Abstract
Accurate detection and classification of somatic single nucleotide variants (SNVs) is important in defining the clonal composition of human cancers. Existing tools are prone to miss low prevalence mutations and methods for classification of mutations into clonal groups across the whole genome are underdeveloped. Increasing interest in deciphering clonal population dynamics over multiple samples in time or anatomic space from the same patient is resulting in whole genome sequence (WGS) data from phylogenetically related samples. With the access to this data, we posited that injecting clonal structure information into the inference of mutations from multiple samples would improve mutation detection.

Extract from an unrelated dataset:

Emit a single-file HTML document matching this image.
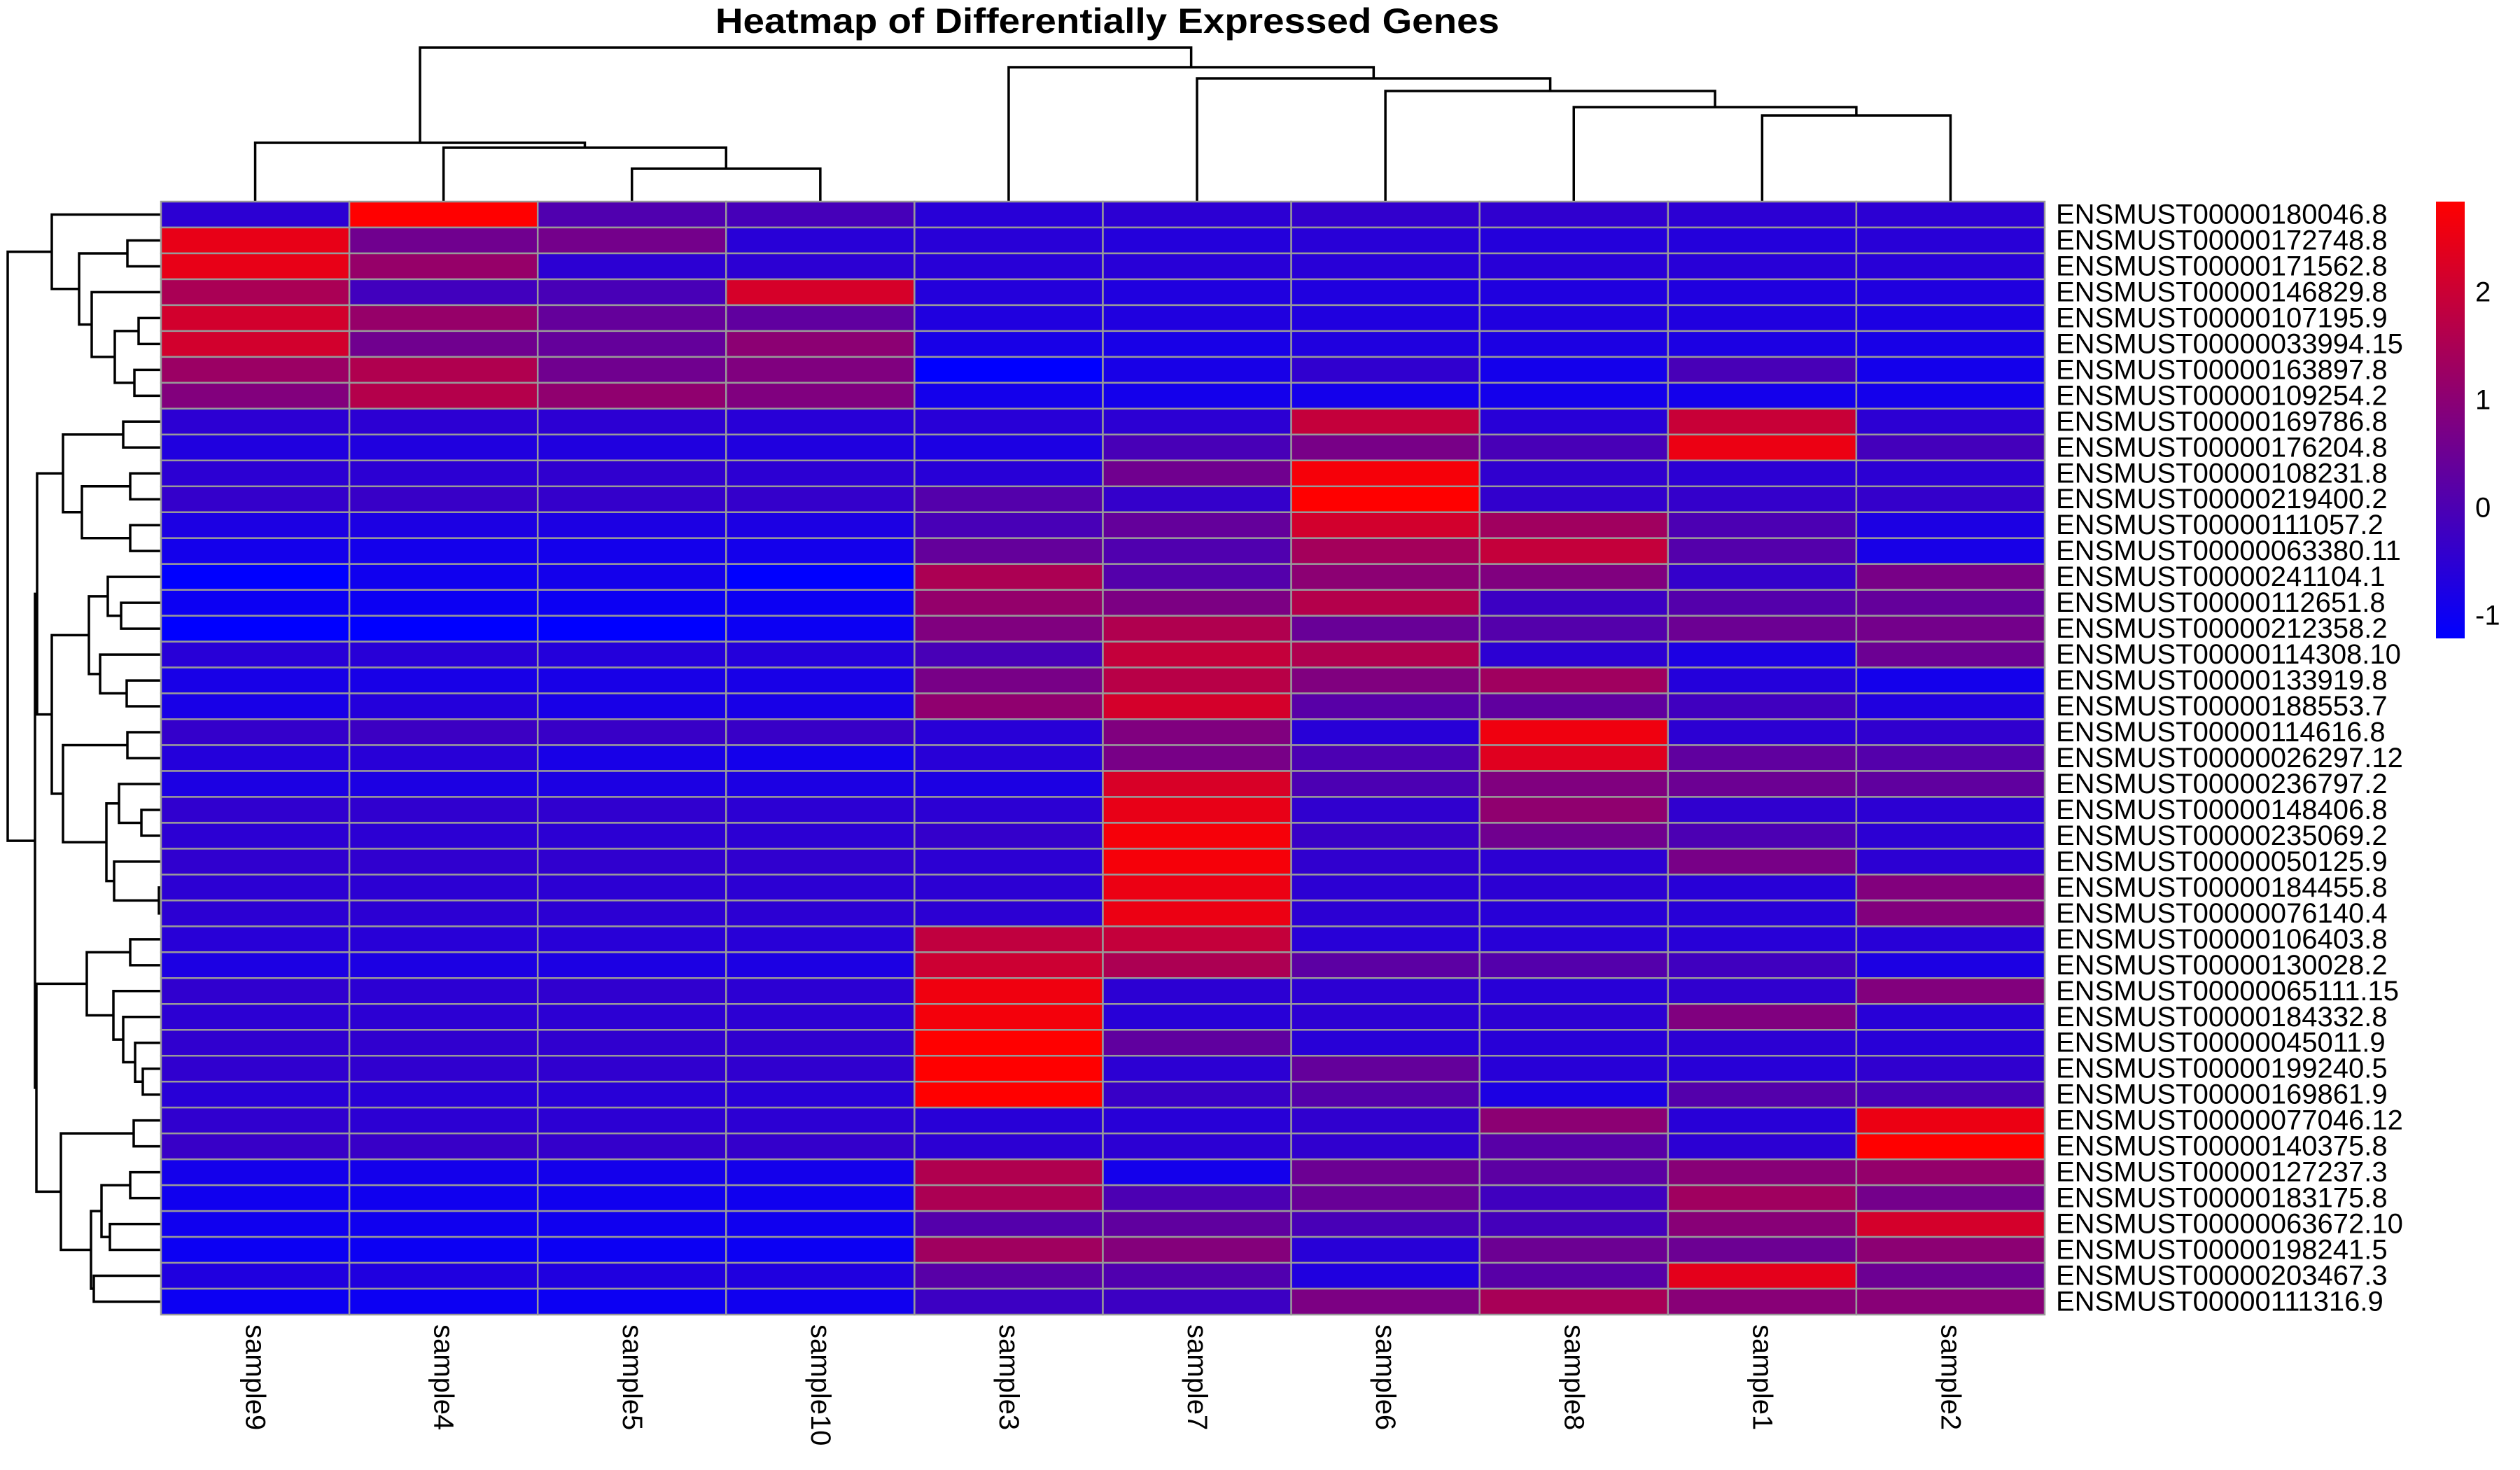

We developed MuClone: a novel statistical framework for simultaneous detection and classification of mutations across multiple tumour samples of a patient from whole genome or exome sequencing data. The key advance lies in incorporating prior knowledge about the cellular prevalences of clones to improve the performance of detecting mutations, particularly low prevalence mutations. We evaluated MuClone through synthetic and real data from spatially sampled ovarian cancers. Results support the hypothesis that clonal information improves sensitivity in detecting somatic mutations without compromising specificity. In addition, MuClone classifies mutations across whole genomes of multiple samples into biologically meaningful groups, providing additional phylogenetic insights and enhancing the study of WGS-derived clonal dynamics.